RTX 4090 frequently encounters the issue "Unable to determine the device handle for GPU 0000:06:00.0: Unknown Error". It seems not to be an overheatin

Unable to determine the device handle for GPU 0000:06:00.0: Unknown Error. It recovers after a restart, and the restart requires a long press of the power button; a direct reboot via SSH doesn’t work as it gets stuck on the login screen, and I can’t enter the system.
I am training models for deep learning, using the Pytorch framework. When this problem first appeared, I thought it was an issue with one particular graphics card (I have two 4090s). So I swapped the positions of the GPUs, but the problem persisted. Initially, it was always gpu:1 that had the issue, but recently gpu:0 also started having the same problem. Therefore, I suspect it is not an issue with any specific card.
I am using excellent cooling devices, and I monitor the temperature with nvitop, which never shows it going above 60-75 degrees Celsius.
Enabling the persistent mode on the GPU does not resolve my issue. Do I need to replace some component?

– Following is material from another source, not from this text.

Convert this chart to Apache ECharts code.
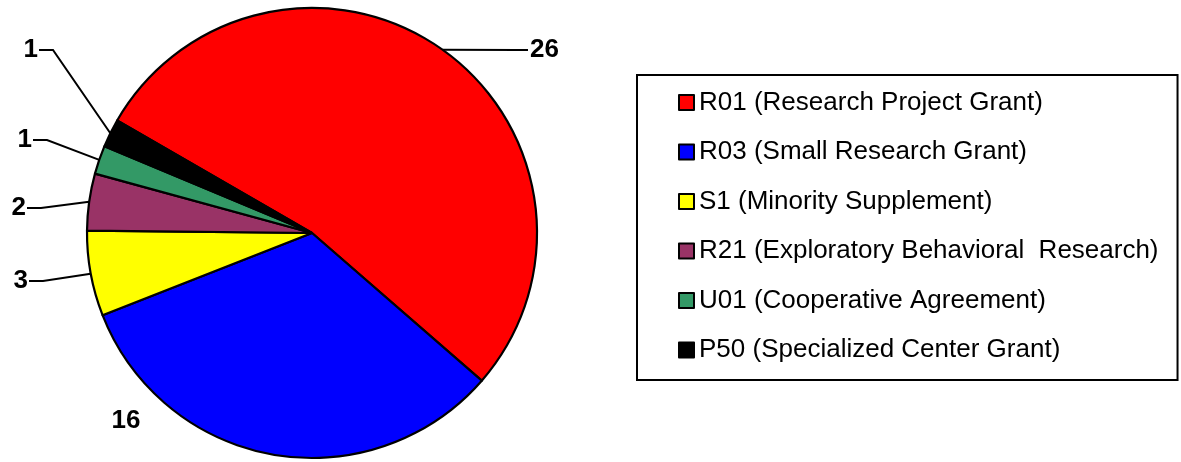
<!DOCTYPE html>
<html>
<head>
<meta charset="utf-8">
<script src="https://cdn.jsdelivr.net/npm/echarts@6/dist/echarts.min.js"></script>
<style>
  html, body { margin: 0; padding: 0; background: #fff; }
  #chart { width: 1181px; height: 462px; }
</style>
</head>
<body>
<div id="chart"></div>
<script>
  // grant mechanisms and how many of each
  const grantTypes = [
    'R01 (Research Project Grant)',
    'R03 (Small Research Grant)',
    'S1 (Minority Supplement)',
    'R21 (Exploratory Behavioral  Research)',
    'U01 (Cooperative Agreement)',
    'P50 (Specialized Center Grant)'
  ];
  const grantCounts = [26, 16, 3, 2, 1, 1];

  const sliceColors = ['#ff0000', '#0000ff', '#ffff00', '#993366', '#339966', '#000000'];

  // where each number label sits (end of its leader line), by slice
  const labelSpots = [
    { x: 528, y: 50, side: 'right' },
    { x: 126, y: 421, side: 'none' },
    { x: 29, y: 281, side: 'left' },
    { x: 27, y: 208, side: 'left' },
    { x: 33, y: 140, side: 'left' },
    { x: 39, y: 50, side: 'left' }
  ];

  var chart = echarts.init(document.getElementById('chart'));

  var pieData = grantTypes.map(function (name, i) {
    var item = {
      name: name,
      value: grantCounts[i],
      itemStyle: { color: sliceColors[i] }
    };
    if (labelSpots[i].side === 'none') item.labelLine = { show: false };
    return item;
  });

  var option = {
    animation: false,
    backgroundColor: '#fff',
    legend: {
      data: grantTypes,
      orient: 'vertical',
      left: 637,
      top: 75,
      padding: [12.5, 19, 15, 41],
      itemGap: 19.5,
      itemWidth: 15,
      itemHeight: 15,
      itemTextGap: 5,
      icon: 'rect',
      selectedMode: false,
      borderColor: '#000',
      borderWidth: 2,
      itemStyle: { borderColor: '#000', borderWidth: 2 },
      textStyle: {
        fontFamily: 'Arial, "Liberation Sans", sans-serif',
        fontSize: 26,
        lineHeight: 30,
        color: '#000'
      }
    },
    series: [{
      type: 'pie',
      center: [312, 233],
      radius: 225,
      startAngle: 150,
      clockwise: true,
      avoidLabelOverlap: false,
      itemStyle: { borderColor: '#000', borderWidth: 2.2 },
      label: {
        show: true,
        position: 'outside',
        formatter: '{c}',
        fontFamily: 'Arial, "Liberation Sans", sans-serif',
        fontWeight: 'bold',
        fontSize: 26,
        color: '#000'
      },
      labelLine: {
        show: true,
        length: 20,
        length2: 10,
        lineStyle: { color: '#000', width: 2 }
      },
      labelLayout: function (params) {
        var spot = labelSpots[params.dataIndex];
        if (spot.side === 'none') {
          return { x: spot.x, y: spot.y, align: 'center', verticalAlign: 'middle' };
        }
        var edge = params.labelLinePoints ? params.labelLinePoints[0] : [spot.x, spot.y];
        var bend = spot.side === 'left' ? [spot.x + 14, spot.y] : [spot.x - 10, spot.y];
        return {
          x: spot.side === 'left' ? spot.x - 1 : spot.x + 2,
          y: spot.y,
          align: spot.side === 'left' ? 'right' : 'left',
          verticalAlign: 'middle',
          labelLinePoints: [edge, bend, [spot.x, spot.y]]
        };
      },
      data: pieData
    }]
  };

  chart.setOption(option);
</script>
</body>
</html>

This problem has been troubling me for half a year.
nvidia-bug-report.log.gz (1.0 MB)

Insufficient/broken PSU.

Thank you very much. I will try to replace my PSU to see if the same problem still occurs. Initially, I thought a 2KW PSU would be enough since dual 4090s are only 900W.

With ML, the gpus produce excessive power spikes. So the total wattage of the psu doesn’t matter.

Could you please tell me how I should choose a new PSU device? I have no knowledge about this area. What issues should I be aware of?

I can’t help you with that, it’s mostly trial-and-error.